Pre-draft measurables
| Height | Weight | Arm length | Hand span | 40-yard dash | 10-yard split | 20-yard split | 20-yard shuttle | Three-cone drill | Vertical jump | Broad jump | Bench press |
| 5 ft 11 in (1.80 m) | 221 lb (100 kg) | 303⁄4 | 87⁄8 | 4.53 s | 1.55 s | 2.60 s | 4.54 s | 7.20 s | 36.5 in (0.93 m) | 10 ft 0 in (3.05 m) | 26 reps |
All values from the NFL Scouting Combine.

===Dallas Cowboys===
Miller was signed as an undrafted free agent by the Dallas Cowboys after the 2010 NFL draft on April 30. He was waived on September 4, but was signed to the practice squad a day later. After Marion Barber suffered a calf injury, he was promoted to the active roster on December 3, to be the team's third-string running back and play on special teams. In 2011, he was passed on the depth chart by running back Phillip Tanner and was released on September 3.

===Oakland Raiders===
On December 7, 2011, he was signed by the Oakland Raiders to their practice squad. He was released on August 31, 2012.

===Seattle Seahawks===
On September 27, 2012, he was signed by the Seattle Seahawks to the practice squad. He was cut on October 2.

===Baltimore Ravens===
On December 18, 2012, he was signed by the Baltimore Ravens to the practice squad.

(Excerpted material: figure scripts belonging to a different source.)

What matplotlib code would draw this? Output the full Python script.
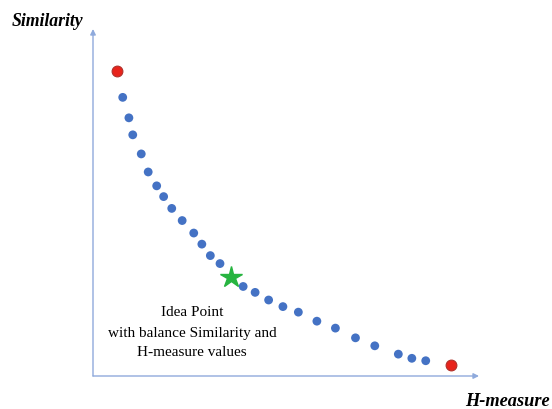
import matplotlib
matplotlib.use("Agg")
import matplotlib.pyplot as plt

# Data (normalized H-measure, Similarity)
h_measure = [0.077, 0.093, 0.103, 0.125, 0.143, 0.165, 0.183, 0.204, 0.231, 0.261,
             0.282, 0.304, 0.329, 0.389, 0.420, 0.455, 0.492, 0.532, 0.580, 0.628,
             0.680, 0.730, 0.791, 0.826, 0.862]
similarity = [0.803, 0.744, 0.695, 0.640, 0.588, 0.548, 0.517, 0.483, 0.448, 0.412,
              0.380, 0.347, 0.324, 0.258, 0.241, 0.219, 0.200, 0.184, 0.158, 0.138,
              0.110, 0.087, 0.063, 0.051, 0.044]
extreme_h = [0.063, 0.927]
extreme_s = [0.878, 0.031]
ideal_h = [0.357]
ideal_s = [0.284]

W, H = 552, 410
fig = plt.figure(figsize=(W / 100, H / 100), dpi=100)
ax = fig.add_axes([93 / W, (H - 377) / H, (479 - 93) / W, (377 - 30) / H])
ax.set_xlim(0, 1)
ax.set_ylim(0, 1)
ax.axis("off")

axis_color = "#8FAADC"
ax.annotate("", xy=(1, 0), xytext=(0, 0), xycoords="axes fraction",
            arrowprops=dict(arrowstyle="-|>", color=axis_color, lw=1.0,
                            mutation_scale=8, shrinkA=0, shrinkB=0))
ax.annotate("", xy=(0, 1), xytext=(0, 0), xycoords="axes fraction",
            arrowprops=dict(arrowstyle="-|>", color=axis_color, lw=1.0,
                            mutation_scale=8, shrinkA=0, shrinkB=0))

ax.scatter(h_measure, similarity, s=40, color="#4472C4", edgecolors="none", zorder=3)
ax.scatter(extreme_h, extreme_s, s=60, color="#E8231B", edgecolors="#B0302A",
           linewidths=0.8, zorder=3)
ax.plot(ideal_h, ideal_s, marker="*", markersize=16, color="#27B440",
        linestyle="none", zorder=4)

serif = ["Liberation Serif", "DejaVu Serif"]
fig.text(12 / W, 1 - 22 / H, "Similarity", fontsize=12.8, fontweight="bold",
         fontstyle="italic", family=serif, ha="left", va="center")
fig.text(550 / W, 1 - 402 / H, "H-measure", fontsize=13.2, fontweight="bold",
         fontstyle="italic", family=serif, ha="right", va="center")

lines = ["Idea Point", "with balance Similarity and", "H-measure values"]
for i, t in enumerate(lines):
    fig.text(192 / W, 1 - (313 + 20 * i) / H, t, fontsize=11, family=serif,
             ha="center", va="center", color="#000000")

fig.savefig("out.png", dpi=100)
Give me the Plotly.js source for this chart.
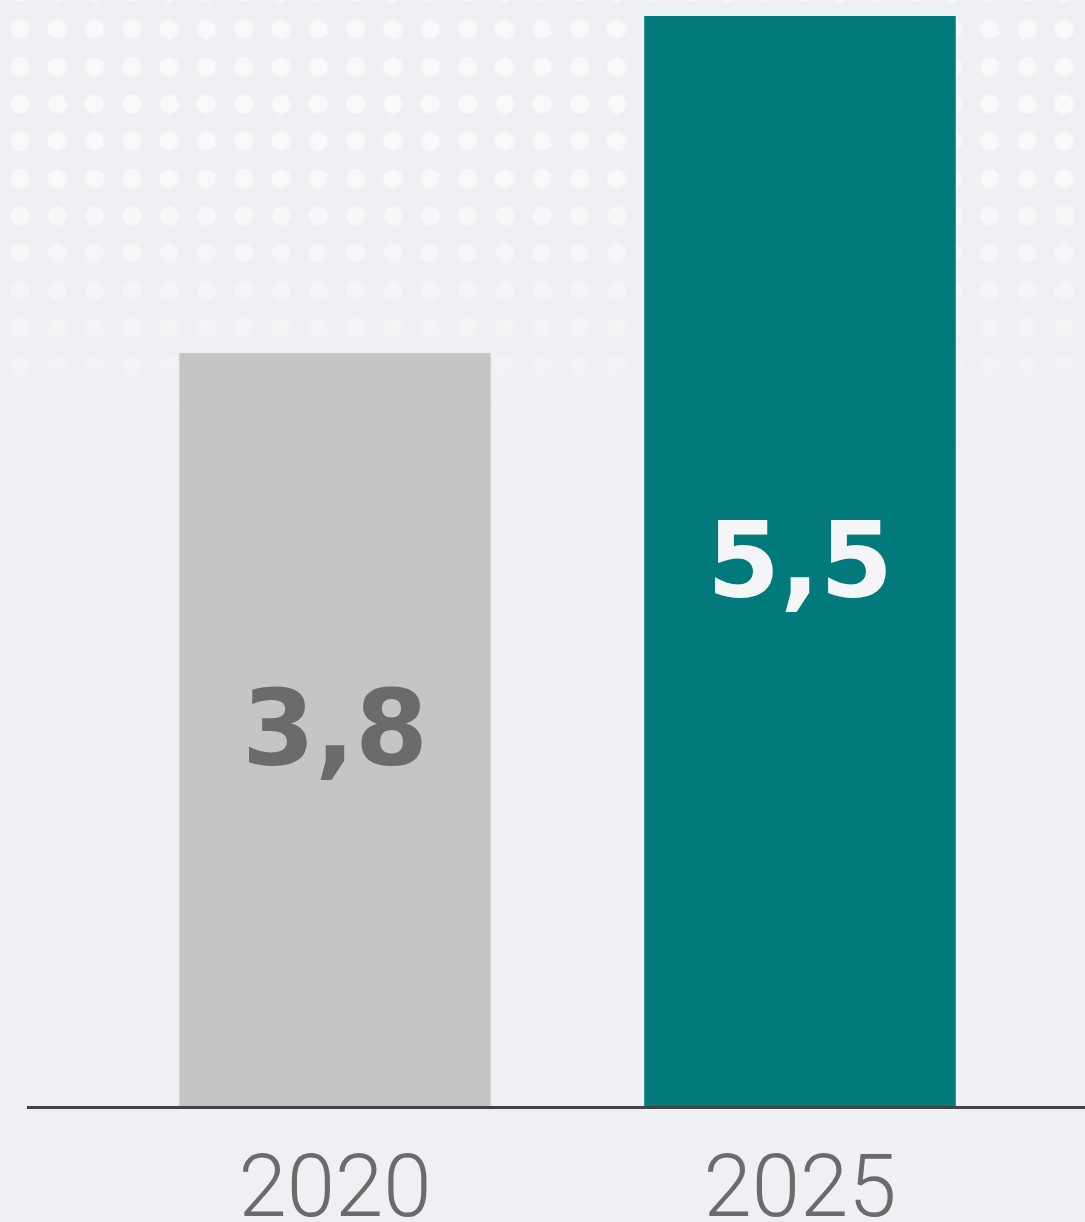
<!DOCTYPE html>
<html>
<head>
<meta charset="utf-8">
<script src="https://cdn.plot.ly/plotly-3.0.1.min.js"></script>
<style>
  html, body { margin: 0; padding: 0; background: #eff0f3; }
  #wrap {
    width: 1085px; height: 1222px; position: relative; overflow: hidden;
    background-color: #eff0f3;
    background-image:
      linear-gradient(to bottom, rgba(239,240,243,0) 0px, rgba(239,240,243,0) 170px, rgba(239,240,243,1) 445px),
      radial-gradient(circle at center, #f9f9fa 0px, #f9f9fa 8.5px, rgba(249,249,250,0) 10.5px);
    background-size: 100% 100%, 37.3px 37.3px;
    background-position: 0 0, 1.35px 10.85px;
    background-repeat: no-repeat, repeat;
  }
  #chart { width: 1085px; height: 1222px; }
</style>
</head>
<body>
<div id="wrap"><div id="chart"></div></div>
<script>
  // Data
  const years = ['2020', '2025'];
  const values = [3.8, 5.5];
  const valueLabels = ['3,8', '5,5'];
  const barColors = ['#c5c6c3', '#027a7b'];
  const labelColors = ['#6a6b6a', '#f4f5f7'];

  const trace = {
    type: 'bar',
    x: years,
    y: values,
    text: valueLabels,
    texttemplate: '%{text}',
    textposition: 'inside',
    insidetextanchor: 'middle',
    constraintext: 'none',
    textangle: 0,
    width: 0.67,
    marker: { color: barColors, line: { width: 0 } },
    insidetextfont: {
      family: 'DejaVu Sans, sans-serif',
      weight: 700,
      size: 105,
      color: labelColors
    },
    hoverinfo: 'skip'
  };

  const layout = {
    width: 1085,
    height: 1222,
    margin: { l: 27, r: 0, t: 16, b: 116, pad: 0 },
    paper_bgcolor: 'rgba(0,0,0,0)',
    plot_bgcolor: 'rgba(0,0,0,0)',
    showlegend: false,
    xaxis: {
      type: 'category',
      range: [-0.6624, 1.6129],
      showline: true,
      linecolor: '#414443',
      linewidth: 3,
      showgrid: false,
      zeroline: false,
      ticks: '',
      ticklabelstandoff: 3,
      tickfont: { family: 'Roboto, sans-serif', weight: 300, size: 87, color: '#6b6b6b' },
      fixedrange: true
    },
    yaxis: {
      range: [0, 5.5],
      visible: false,
      showgrid: false,
      zeroline: false,
      fixedrange: true
    }
  };

  Plotly.newPlot('chart', [trace], layout, { displayModeBar: false, staticPlot: true });
</script>
</body>
</html>
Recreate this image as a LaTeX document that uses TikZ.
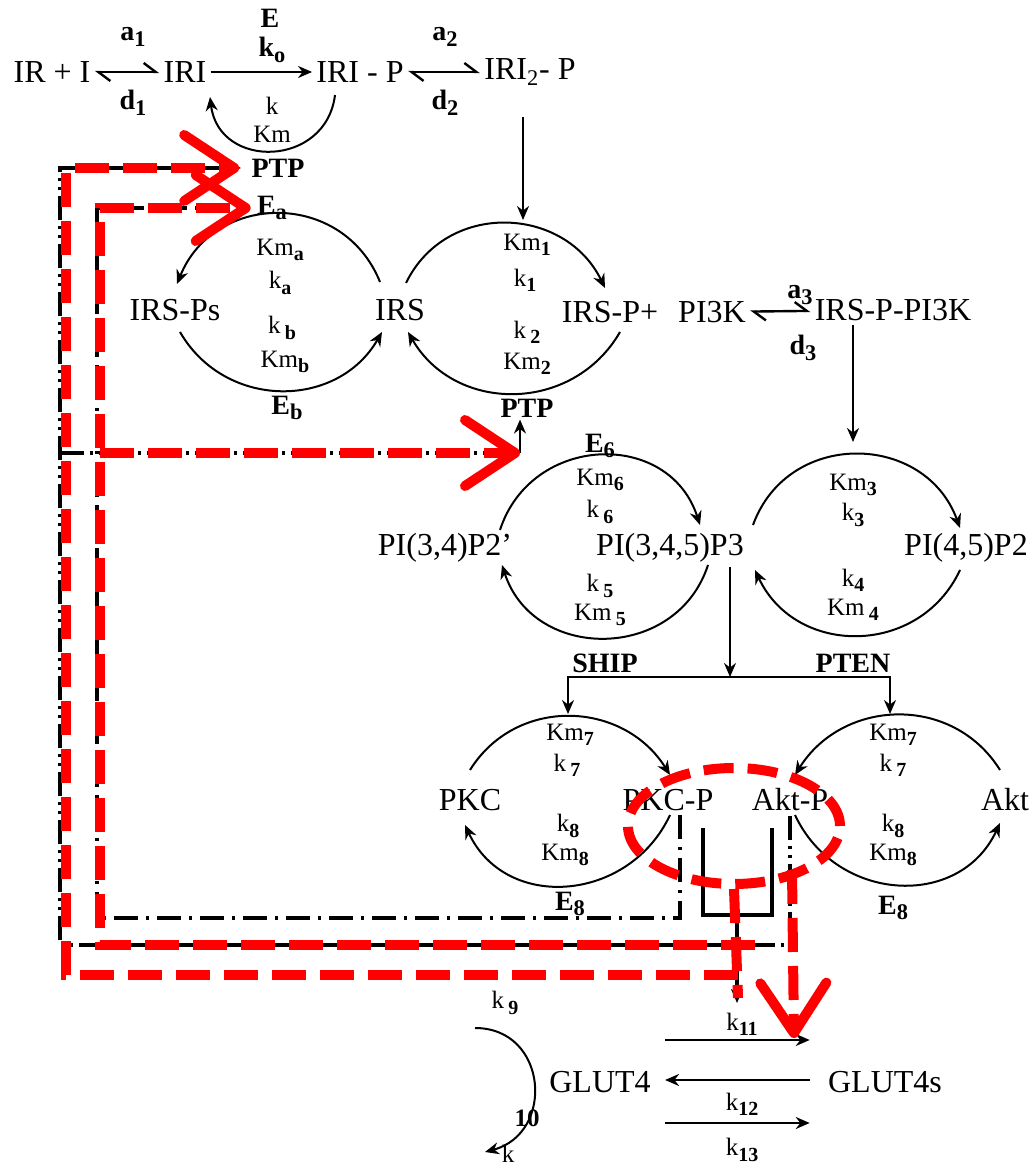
\documentclass[tikz,border=0pt]{standalone}
\usepackage{fontspec}
\usepackage{graphicx}
\setmainfont{Liberation Serif}
\usetikzlibrary{arrows.meta, shapes.geometric, positioning}
\newcommand{\subx}[1]{\raisebox{-0.45ex}{\scalebox{0.8}{\bfseries #1}}}

\begin{document}
\begin{tikzpicture}[
    x=0.5pt, y=0.5pt,
    species/.style={font=\fontsize{16}{18}\selectfont, inner sep=2pt},
    lbl/.style={font=\fontsize{14}{15}\selectfont\bfseries, inner sep=1pt},
    rate/.style={font=\fontsize{12.5}{14}\selectfont, inner sep=1pt},
    arrow/.style={-{Stealth[length=7pt, width=6pt]}, line width=1pt},
    eqm/.style={{Straight Barb[harpoon, length=6pt, width=9pt]}-{Straight Barb[harpoon, length=6pt, width=9pt]}, line width=1.2pt},
    fbout/.style={line width=1.6pt, dash pattern=on 12pt off 3pt on 1.5pt off 3pt on 1.5pt off 3pt},
    fbin/.style={line width=1.6pt, dash pattern=on 12pt off 4pt on 1.5pt off 4pt},
    fbtip/.style={-{Triangle[length=7pt, width=6pt]}},
    junction/.style={line width=1.8pt},
    redline/.style={red, line width=5pt, dash pattern=on 17pt off 7pt},
    redarrow/.style={redline, -{Straight Barb[round, length=25pt, width=33pt]}}
]
\useasboundingbox (0,0) rectangle (1034,1166);

% Nodes
\node[species] (ir-i) at (52,1094) {IR + I};
\node[species] (iri) at (185,1094) {IRI};
\node[species] (iri-p) at (360,1094) {IRI - P};
\node[species] (iri2-p) at (530,1094) {IRI\textsubscript{2}- P};
\node[species] (irs-ps) at (175,856) {IRS-Ps};
\node[species] (irs) at (400,856) {IRS};
\node[species] (irs-p) at (610,854) {IRS-P+};
\node[species] (pi3k) at (712,854) {PI3K};
\node[species] (irs-p-pi3k) at (893,856) {IRS-P-PI3K};
\node[species] (pi34p2) at (445,618) {PI(3,4)P2'};
\node[species] (pi345p3) at (670,618) {PI(3,4,5)P3};
\node[species] (pi45p2) at (966,618) {PI(4,5)P2};
\node[species] (pkc) at (470,366) {PKC};
\node[species] (pkc-p) at (668,366) {PKC-P};
\node[species] (akt-p) at (790,366) {Akt-P};
\node[species] (akt) at (1005,366) {Akt};
\node[species] (glut4) at (600,84) {GLUT4};
\node[species] (glut4s) at (885,84) {GLUT4s};

% Labels
\node[lbl] (a1) at (133,1129) {a\subx{1}};
\node[lbl] (d1) at (133,1063) {d\subx{1}};
\node[lbl] (e0) at (270,1148) {E};
\node[lbl] (k0) at (272,1116) {k\subx{o}};
\node[rate] (k-iri) at (272,1060) {k};
\node[rate] (km-iri) at (272,1032) {Km};
\node[lbl] (a2) at (445,1129) {a\subx{2}};
\node[lbl] (d2) at (445,1063) {d\subx{2}};
\node[lbl] (ptp1) at (278,998) {PTP};
\node[lbl] (ea) at (272,958) {E\subx{a}};
\node[rate] (kma) at (280,916) {Km\subx{a}};
\node[rate] (ka) at (280,883) {k\subx{a}};
\node[rate] (kb) at (282,838) {k\,\subx{b}};
\node[rate] (kmb) at (285,804) {Km\subx{b}};
\node[lbl] (eb) at (287,758) {E\subx{b}};
\node[rate] (km1) at (527,921) {Km\subx{1}};
\node[rate] (k1) at (525,886) {k\subx{1}};
\node[rate] (k2) at (527,834) {k\,\subx{2}};
\node[rate] (km2) at (527,802) {Km\subx{2}};
\node[lbl] (ptp2) at (527,758) {PTP};
\node[lbl] (a3) at (800,871) {a\subx{3}};
\node[lbl] (d3) at (803,818) {d\subx{3}};
\node[lbl] (e6) at (600,720) {E\subx{6}};
\node[rate] (km6) at (600,686) {Km\subx{6}};
\node[rate] (k6) at (600,654) {k\,\subx{6}};
\node[rate] (k5) at (600,580) {k\,\subx{5}};
\node[rate] (km5) at (600,551) {Km\,\subx{5}};
\node[lbl] (ship) at (605,503) {SHIP};
\node[rate] (km3) at (853,681) {Km\subx{3}};
\node[rate] (k3) at (853,651) {k\subx{3}};
\node[rate] (k4) at (853,586) {k\subx{4}};
\node[rate] (km4) at (853,556) {Km\,\subx{4}};
\node[lbl] (pten) at (853,503) {PTEN};
\node[rate] (km7) at (570,431) {Km\subx{7}};
\node[rate] (k7) at (567,401) {k\,\subx{7}};
\node[rate] (k8) at (568,340) {k\subx{8}};
\node[rate] (km8) at (565,311) {Km\subx{8}};
\node[lbl] (e8) at (570,262) {E\subx{8}};
\node[rate] (km7-akt) at (893,431) {Km\subx{7}};
\node[rate] (k7-akt) at (893,401) {k\,\subx{7}};
\node[rate] (k8-akt) at (893,340) {k\subx{8}};
\node[rate] (km8-akt) at (893,311) {Km\subx{8}};
\node[lbl] (e8-akt) at (893,258) {E\subx{8}};
\node[rate] (k9) at (505,163) {k\,\subx{9}};
\node[rate] (k10) at (527,48) {\bfseries 10};
\node[rate] (k10-k) at (508,12) {k};
\node[rate] (k11) at (742,142) {k\subx{11}};
\node[rate] (k12) at (742,62) {k\subx{12}};
\node[rate] (k13) at (742,16) {k\subx{13}};

% Coordinates
\coordinate (c1-top) at (523,946);
\coordinate (c3-top) at (853,724);
\coordinate (split) at (730,489);
\coordinate (c5-top) at (568,452);
\coordinate (c6-top) at (890,452);
\coordinate (ptp-foot) at (520,713);
\coordinate (deg-in) at (475,138);
\coordinate (deg-out) at (485,14);
\coordinate (fb-akt) at (60,221);
\coordinate (fb-ptp) at (60,713);
\coordinate (fb-pkc) at (97,248);
\coordinate (u-left) at (703,338);
\coordinate (u-right) at (772,338);
\coordinate (u-base) at (737,251);
\coordinate (u-end) at (737,163);

% Arrows
\draw[eqm] (ir-i) -- (iri);
\draw[arrow] (iri) -- (iri-p);
\draw[eqm] (iri-p) -- (iri2-p);
\draw[eqm] (pi3k) -- (irs-p-pi3k);
\draw[arrow] ([shift={(-25,-23)}]iri-p.center) to[out=-97, in=-83, looseness=1.5] ([shift={(25,-25)}]iri.center);
\draw[arrow, shorten <=14pt] (iri2-p.south -| c1-top) -- (c1-top);
\draw[arrow] (irs-p-pi3k.south -| c3-top) -- (c3-top);
\draw[arrow] (pi345p3.south -| split) -- (split);
\draw[arrow] (split) -| (c5-top);
\draw[arrow] (split) -| (c6-top);
\draw[arrow] (ptp-foot) -- (ptp-foot |- ptp2.south);

% Cycles
\draw[arrow] ([shift={(-20,28)}]irs.center) to[out=112, in=68, looseness=1.25] ([shift={(2,26)}]irs-ps.center);
\draw[arrow] ([shift={(5,-22)}]irs-ps.center) to[out=-60, in=-120, looseness=1.14] ([shift={(-18,-22)}]irs.center);
\draw[arrow] ([shift={(6,27)}]irs.center) to[out=64, in=116, looseness=1.18] ([shift={(-5,24)}]irs-p.center);
\draw[arrow] ([shift={(10,-20)}]irs-p.center) to[out=-120, in=-60, looseness=1.14] ([shift={(8,-22)}]irs.center);
\draw[arrow] ([shift={(55,18)}]pi34p2.center) to[out=72, in=108, looseness=1.29] ([shift={(30,23)}]pi345p3.center);
\draw[arrow] ([shift={(38,-17)}]pi345p3.center) to[out=-108, in=-72, looseness=1.27] ([shift={(57,-17)}]pi34p2.center);
\draw[arrow] ([shift={(83,23)}]pi345p3.center) to[out=70, in=110, looseness=1.26] ([shift={(-6,20)}]pi45p2.center);
\draw[arrow] ([shift={(-6,-22)}]pi45p2.center) to[out=-115, in=-65, looseness=1.2] ([shift={(85,-22)}]pi345p3.center);
\draw[arrow] ([shift={(0,30)}]pkc.center) to[out=58, in=122, looseness=1.12] ([shift={(2,25)}]pkc-p.center);
\draw[arrow] ([shift={(2,-15)}]pkc-p.center) to[out=-115, in=-65, looseness=1.2] ([shift={(-5,-25)}]pkc.center);
\draw[arrow] ([shift={(-5,30)}]akt.center) to[out=122, in=58, looseness=1.12] ([shift={(5,25)}]akt-p.center);
\draw[arrow] ([shift={(5,-15)}]akt-p.center) to[out=-65, in=-115, looseness=1.2] ([shift={(-5,-23)}]akt.center);

% GLUT4
\draw[arrow] ([shift={(10,42)}]glut4.east) -- ([shift={(-14,42)}]glut4s.west);
\draw[arrow] ([shift={(-14,2)}]glut4s.west) -- ([shift={(10,2)}]glut4.east);
\draw[arrow] ([shift={(10,-41)}]glut4.east) -- ([shift={(-14,-41)}]glut4s.west);
\draw[arrow] (deg-in) to[out=0, in=15, looseness=1.5] (deg-out);

% Feedback
\draw[fbout, fbtip] (akt-p.south) |- (fb-akt) |- ([xshift=-4pt]ptp1.west);
\draw[fbout] (fb-ptp) -- (ptp-foot);
\draw[fbin, fbtip] ([shift={(12,0)}]pkc-p.south) |- (fb-pkc) |- ([xshift=-2pt]ea.west);
\draw[junction] (u-left) |- (u-base) -| (u-right);
\draw[arrow, line width=1.8pt] (u-base) -- (u-end);

% Red marks
\node[draw=red, ellipse, line width=5pt, dash pattern=on 15pt off 7pt, minimum width=106pt, minimum height=58pt] (hot) at (734,340) {};
\coordinate (r1-end) at (738,168);
\coordinate (r1-turn) at (738,191);
\coordinate (r1-corner) at (66,191);
\coordinate (r2-start) at (755,221);
\coordinate (r2-corner) at (100,221);
\coordinate (r2-branch) at (100,713);
\coordinate (r3-start) at (792,296);
\coordinate (r3-end) at (794,128);
\draw[redline] (hot.south) -- (r1-end);
\draw[redarrow] (r1-turn) -- (r1-corner) |- ([xshift=-5pt]ptp1.west);
\draw[redarrow] (r2-start) -- (r2-corner) |- ([xshift=-2pt]ea.west);
\draw[redarrow] (r2-branch) -- (ptp-foot);
\draw[redarrow] (r3-start) -- (r3-end);

\end{tikzpicture}
\end{document}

He was considered part of the roster when the team won Super Bowl XLVII. He was released on May 3, 2013.

==Personal life==
Miller's father (Lonyae Miller Sr.), was a special education teacher in the Fontana Unified School District.

Lonyae Miller is now the head football coach for Ontario Christian High School

He is also the weights coach there at Ontario Christian High School.